Kirkwood Community College President Mick Starcevich on Monday said he would prefer that happen automatically, meaning transfer students who don’t want an associate degree, diploma, or certificate from the community college they left would have to “opt out.”

During an event celebrating Kirkwood’s 50th anniversary, Starcevich said he’s meeting with regent representatives Dec. 3 to discuss the reverse-transfer proposal.

“I don’t know if I’ll get that through or not,” Starcevich said told a crowd of hundreds. “But that’s one of the things I’m working on.”

During the president’s panel on Monday, which also involved Kirkwood’s two living past presidents and past and current Board of Trustee chairs, Starcevich praised the college’s partnership with Iowa’s public universities but said he’s disappointed that transferring in general isn’t easier.

“It shouldn’t be that difficult,” he said. “That’s one of my real frustrations.”

Kirkwood has employees who spend all their time helping transfer students receive credit for as many hours as possible, and Starcevich on Monday called on the regent universities to transfer all community college credit.

“I want it seamless,” Starcevich told reporters, praising Iowa’s private universities, which transfer all community college credit hours. “I want that. We don’t have that.”

During Monday’s event, presidents past and present recounted the history of Kirkwood, which started in 1965 as a comprehensive higher education option offering vocational, technical, and junior college-type programming. Kirkwood’s first board represented an array of occupations — including a banker, brick layer, merchant, and farmer — exemplifying the diversity of students it educated.

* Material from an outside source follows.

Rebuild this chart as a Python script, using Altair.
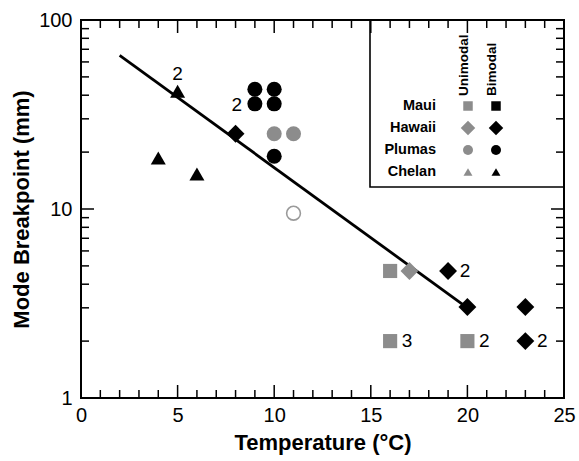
import altair as alt
import pandas as pd

# ---------------- data ----------------
pt_temp = [5, 4, 6, 8, 19, 20, 23, 23, 9, 9, 10, 10, 10, 10, 11, 17, 16, 16, 20]
pt_bp = [42, 18.6, 15.3, 25, 4.7, 3.03, 3.03, 2.0, 43, 36, 43, 36, 19, 25, 25, 4.7, 4.7, 2.0, 2.0]
pt_site = ["Chelan", "Chelan", "Chelan", "Hawaii", "Hawaii", "Hawaii", "Hawaii", "Hawaii",
           "Plumas", "Plumas", "Plumas", "Plumas", "Plumas", "Plumas", "Plumas",
           "Hawaii", "Maui", "Maui", "Maui"]
pt_mode = ["Bimodal"] * 13 + ["Unimodal"] * 6

open_temp = [11]
open_bp = [9.5]

fit_temp = [2, 20]
fit_bp = [65, 3.0]

lab_temp = [5, 9, 19, 16, 20, 23]
lab_bp = [42, 36, 4.7, 2.0, 2.0, 2.0]
lab_text = ["2", "2", "2", "3", "2", "2"]
lab_side = ["above", "left", "right", "right", "right", "right"]

x_major = [0, 5, 10, 15, 20, 25]
x_minor = [v for v in range(0, 26) if v % 5 != 0]
y_major = [1, 10, 100]
y_minor = [2, 3, 4, 5, 6, 7, 8, 9, 20, 30, 40, 50, 60, 70, 80, 90]

sites = ["Maui", "Hawaii", "Plumas", "Chelan"]
modes = ["Unimodal", "Bimodal"]
shapes = ["square", "diamond", "circle", "triangle-up"]
main_sizes = [200, 320, 225, 225]
legend_sizes = [90, 210, 100, 80]
mode_colors = ["#8c8c8c", "#000000"]

# ---------------- layout ----------------
W, H = 483, 378
FONT = "Liberation Sans"
MAJ, MIN = 13, 8

xs = alt.Scale(domain=[0, 25], nice=False, zero=False)
ys = alt.Scale(type="log", domain=[1, 100], nice=False)

x_axis = alt.Axis(values=x_major, ticks=False, domain=False, grid=False, labelFlush=False,
                  labelFontSize=20, labelPadding=7, labelColor="black", labelFont=FONT,
                  title="Temperature (°C)", titleFontSize=22, titleFont=FONT,
                  titleFontWeight="bold", titleColor="black", titleY=51,
                  titleBaseline="alphabetic")
y_axis = alt.Axis(values=y_major, ticks=False, domain=False, grid=False, labelFlush=False,
                  labelFontSize=20, labelPadding=9, labelColor="black", labelFont=FONT,
                  format="d",
                  title="Mode Breakpoint (mm)", titleFontSize=22, titleFont=FONT,
                  titleFontWeight="bold", titleColor="black", titleX=-53, titleY=H / 2,
                  titleAngle=270, titleAlign="center", titleBaseline="alphabetic")


def X(field):
    return alt.X(field, scale=xs, axis=x_axis)


def Y(field):
    return alt.Y(field, scale=ys, axis=y_axis)


pts_df = pd.DataFrame({"T": pt_temp, "BP": pt_bp, "site": pt_site, "mode": pt_mode})

# ---------------- inward tick marks on all four sides (line symbols) ----------------
ticks = []
for length, vals in ((MAJ, x_major), (MIN, x_minor)):
    df = pd.DataFrame({"T": vals})
    for ypos in (H - length / 2, length / 2):
        ticks.append(alt.Chart(df).mark_point(
            shape="stroke", angle=90, size=length * length, filled=False, opacity=1,
            color="black", strokeWidth=1.5).encode(x=X("T:Q"), y=alt.value(ypos)))
for length, vals in ((MAJ, y_major), (MIN, y_minor)):
    df = pd.DataFrame({"BP": vals})
    for xpos in (length / 2, W - length / 2):
        ticks.append(alt.Chart(df).mark_point(
            shape="stroke", size=length * length, filled=False, opacity=1,
            color="black", strokeWidth=1.5).encode(y=Y("BP:Q"), x=alt.value(xpos)))

fit_df = pd.DataFrame({"T": fit_temp, "BP": fit_bp})
fit_line = alt.Chart(fit_df).mark_line(color="black", strokeWidth=2.8).encode(
    x=X("T:Q"), y=Y("BP:Q"))

point_layers = []
for i, s in enumerate(sites):
    point_layers.append(
        alt.Chart(pts_df).transform_filter(alt.datum.site == s)
        .mark_point(filled=True, opacity=1, shape=shapes[i], size=main_sizes[i])
        .encode(
            x=X("T:Q"), y=Y("BP:Q"),
            color=alt.Color("mode:N", scale=alt.Scale(domain=modes, range=mode_colors),
                            legend=None),
        )
    )

open_df = pd.DataFrame({"T": open_temp, "BP": open_bp})
open_pt = alt.Chart(open_df).mark_point(shape="circle", filled=False, color="#9a9a9a",
                                        size=190, strokeWidth=1.6, opacity=1).encode(
    x=X("T:Q"), y=Y("BP:Q"))

lab_df = pd.DataFrame({"T": lab_temp, "BP": lab_bp, "txt": lab_text, "side": lab_side})
offsets = {"above": (0, -17), "left": (-18, 1), "right": (17, 0)}
label_layers = []
for side, (dx, dy) in offsets.items():
    label_layers.append(
        alt.Chart(lab_df).transform_filter(alt.datum.side == side)
        .mark_text(fontSize=19, font=FONT, color="black", dx=dx, dy=dy,
                   align="center", baseline="middle")
        .encode(x=X("T:Q"), y=Y("BP:Q"), text="txt:N")
    )

one = pd.DataFrame({"a": [0]})
box = alt.Chart(one).mark_rect(
    fill="white", fillOpacity=0, stroke="black", strokeWidth=1.6).encode(
    x=alt.value(289), x2=alt.value(W), y=alt.value(0), y2=alt.value(167))

# ---------------- custom legend (drawn in pixel space) ----------------
leg_col_x = [387, 415]
leg_row_y0, leg_row_step = 86, 22
legend_layers = []
for i, s in enumerate(sites):
    ry = leg_row_y0 + i * leg_row_step
    legend_layers.append(
        alt.Chart(pd.DataFrame({"t": [s]})).mark_text(
            fontSize=14.5, font=FONT, fontWeight="bold", color="black", align="right",
            baseline="middle").encode(x=alt.value(355), y=alt.value(ry), text="t:N"))
    for j, m in enumerate(modes):
        legend_layers.append(
            alt.Chart(one).mark_point(filled=True, opacity=1, shape=shapes[i],
                                      size=legend_sizes[i], color=mode_colors[j])
            .encode(x=alt.value(leg_col_x[j]), y=alt.value(ry)))
for j, m in enumerate(modes):
    legend_layers.append(
        alt.Chart(pd.DataFrame({"t": [m]})).mark_text(
            fontSize=13.5, font=FONT, fontWeight="bold", color="black", angle=270,
            align="left", baseline="alphabetic").encode(
            x=alt.value(leg_col_x[j]), y=alt.value(76), text="t:N"))

chart = (
    alt.layer(fit_line, *point_layers, open_pt, *label_layers, box, *legend_layers, *ticks)
    .properties(width=W, height=H, autosize=alt.AutoSizeParams(type="none"),
                padding={"left": 81, "top": 20, "right": 15, "bottom": 63},
                background="white")
    .configure(font=FONT)
    .configure_view(stroke="black", strokeWidth=2)
)

chart.save("out.html", embed_options={"renderer": "svg", "actions": False})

The community college started as an alternative to public universities, but Starcevich said the relationship between the two is much more of a partnership today. He stressed that point recently to new UI President Bruce Harreld — who, as a candidate for the UI job, mentioned Kirkwood during a public forum.

“He called us ‘the other choice,’” Starcevich said, adding the Hareld didn’t use those words when the two met over the weekend. “Somebody’s been filling him in quite rapidly … (Harreld) said, ‘I’ve learned a lot about our partnership.’”

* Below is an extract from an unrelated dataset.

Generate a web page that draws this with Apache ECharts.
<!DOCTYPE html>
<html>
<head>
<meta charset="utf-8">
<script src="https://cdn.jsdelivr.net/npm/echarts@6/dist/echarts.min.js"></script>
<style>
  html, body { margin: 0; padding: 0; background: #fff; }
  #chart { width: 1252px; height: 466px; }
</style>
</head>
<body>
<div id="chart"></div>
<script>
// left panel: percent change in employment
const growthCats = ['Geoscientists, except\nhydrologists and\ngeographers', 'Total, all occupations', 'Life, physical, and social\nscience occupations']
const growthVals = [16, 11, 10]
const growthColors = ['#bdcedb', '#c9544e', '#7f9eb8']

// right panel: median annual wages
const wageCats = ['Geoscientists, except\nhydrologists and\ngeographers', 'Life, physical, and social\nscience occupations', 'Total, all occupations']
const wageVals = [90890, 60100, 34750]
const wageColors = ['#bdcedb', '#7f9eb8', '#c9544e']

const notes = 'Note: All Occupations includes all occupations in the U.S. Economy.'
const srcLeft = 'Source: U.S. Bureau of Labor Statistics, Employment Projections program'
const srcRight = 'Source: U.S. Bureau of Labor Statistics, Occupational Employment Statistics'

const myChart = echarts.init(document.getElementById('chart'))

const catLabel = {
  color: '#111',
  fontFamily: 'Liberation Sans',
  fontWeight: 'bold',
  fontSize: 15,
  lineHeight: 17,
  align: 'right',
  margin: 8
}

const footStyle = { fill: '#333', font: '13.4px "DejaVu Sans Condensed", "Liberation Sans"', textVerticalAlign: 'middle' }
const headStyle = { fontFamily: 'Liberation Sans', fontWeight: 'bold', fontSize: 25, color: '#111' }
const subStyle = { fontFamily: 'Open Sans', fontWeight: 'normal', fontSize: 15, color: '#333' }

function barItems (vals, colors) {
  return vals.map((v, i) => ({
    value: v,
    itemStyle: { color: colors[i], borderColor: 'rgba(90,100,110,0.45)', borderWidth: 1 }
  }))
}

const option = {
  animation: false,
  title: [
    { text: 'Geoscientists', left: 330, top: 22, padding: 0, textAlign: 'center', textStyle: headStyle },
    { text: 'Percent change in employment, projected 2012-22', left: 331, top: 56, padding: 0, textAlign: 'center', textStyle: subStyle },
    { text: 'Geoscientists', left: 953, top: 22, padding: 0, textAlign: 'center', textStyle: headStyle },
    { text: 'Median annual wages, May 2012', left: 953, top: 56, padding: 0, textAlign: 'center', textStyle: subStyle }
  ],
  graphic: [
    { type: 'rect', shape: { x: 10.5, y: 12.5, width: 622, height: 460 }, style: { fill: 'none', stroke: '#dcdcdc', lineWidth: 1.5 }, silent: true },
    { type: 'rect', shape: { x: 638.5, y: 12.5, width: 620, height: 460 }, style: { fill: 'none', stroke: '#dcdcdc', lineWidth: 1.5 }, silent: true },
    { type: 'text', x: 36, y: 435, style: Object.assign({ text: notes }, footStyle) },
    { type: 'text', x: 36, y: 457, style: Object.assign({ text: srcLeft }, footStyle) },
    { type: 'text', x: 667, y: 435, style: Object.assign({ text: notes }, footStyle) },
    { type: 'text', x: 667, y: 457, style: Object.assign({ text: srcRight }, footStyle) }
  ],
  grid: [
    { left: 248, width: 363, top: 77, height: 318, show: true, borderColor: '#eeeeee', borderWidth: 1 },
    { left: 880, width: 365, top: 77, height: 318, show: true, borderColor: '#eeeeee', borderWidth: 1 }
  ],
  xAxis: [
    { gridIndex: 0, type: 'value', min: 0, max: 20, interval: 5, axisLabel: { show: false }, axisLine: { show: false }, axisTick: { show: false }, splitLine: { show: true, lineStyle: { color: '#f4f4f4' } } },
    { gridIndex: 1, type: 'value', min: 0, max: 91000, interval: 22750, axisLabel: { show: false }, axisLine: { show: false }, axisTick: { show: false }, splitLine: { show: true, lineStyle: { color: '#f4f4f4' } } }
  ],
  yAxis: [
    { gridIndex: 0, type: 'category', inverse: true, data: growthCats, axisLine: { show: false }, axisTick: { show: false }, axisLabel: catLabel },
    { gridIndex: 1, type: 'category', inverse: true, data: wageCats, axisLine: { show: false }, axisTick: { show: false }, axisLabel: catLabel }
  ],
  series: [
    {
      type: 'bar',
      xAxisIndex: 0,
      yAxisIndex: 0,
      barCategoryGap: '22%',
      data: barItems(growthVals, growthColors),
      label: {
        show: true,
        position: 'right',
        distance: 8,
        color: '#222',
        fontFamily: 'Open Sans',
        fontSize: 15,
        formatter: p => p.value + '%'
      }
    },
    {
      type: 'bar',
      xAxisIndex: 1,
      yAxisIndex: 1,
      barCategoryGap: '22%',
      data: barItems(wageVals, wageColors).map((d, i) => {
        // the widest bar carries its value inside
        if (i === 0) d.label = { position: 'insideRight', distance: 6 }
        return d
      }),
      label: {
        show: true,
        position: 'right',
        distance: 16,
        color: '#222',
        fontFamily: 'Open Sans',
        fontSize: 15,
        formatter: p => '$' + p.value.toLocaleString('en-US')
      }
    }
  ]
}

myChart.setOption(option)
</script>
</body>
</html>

Starcevich said he plans to meet again with Harreld next week to talk more about ways the schools can work together.

“We are really moving ahead with those partnerships,” Starcevich said. “But it’s a struggle when we want to think about transfers.”

Kirkwood measures its transfer students by counting those enrolled during a school year who do not show up the following fall and instead are enrolled at a regent university before the end of the academic year. For the 2014-2015 school year, for example, 2,908 students who had been at Kirkwood the prior year no longer were enrolled but instead attending UI, Iowa State University, or University of Northern Iowa.

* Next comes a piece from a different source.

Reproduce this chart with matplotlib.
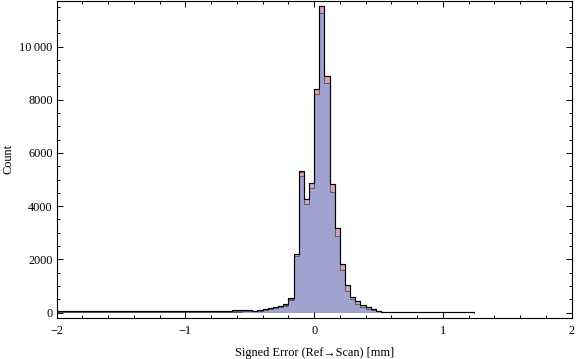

That total included 1,902 at UI, 593 who went to ISU, and 413 who ended up at UNI, according to Kirkwood officials.

Starcevich said those transfer students who leave Kirkwood before earning a degree, diploma, or certificate drag down the school’s graduation rate if they don’t participate in the reverse-transfer program. But reverse transfer participation has been relatively small since its inception in 2012.

At UI, 256 Kirkwood transfer students have participated, with 28 degrees awarded; ISU has had 158 Kirkwood participants, with 17 degrees awarded; and UNI has had 105 Kirkwood participants, with six degrees awarded.

Across the three regent universities, about 2,000 transfer students from the state’s 15 community colleges have been participating in the program — with 150 receiving an award of some kind.

Rob Denson, president of Des Moines Area Community College, said he too has been pushing for the reverse transfer program to become automatic, and he met recently with ISU President Steven Leath to discuss the possibility.

Although privacy concerns exist around the automatic transfer of transcript material, Denson said, Leath was very supportive and took idea back to his staff.

“If we do that, we show that more students do complete their degrees — even if they don’t finish everything with us,” he said. “And that counts as a success rather than a failure.”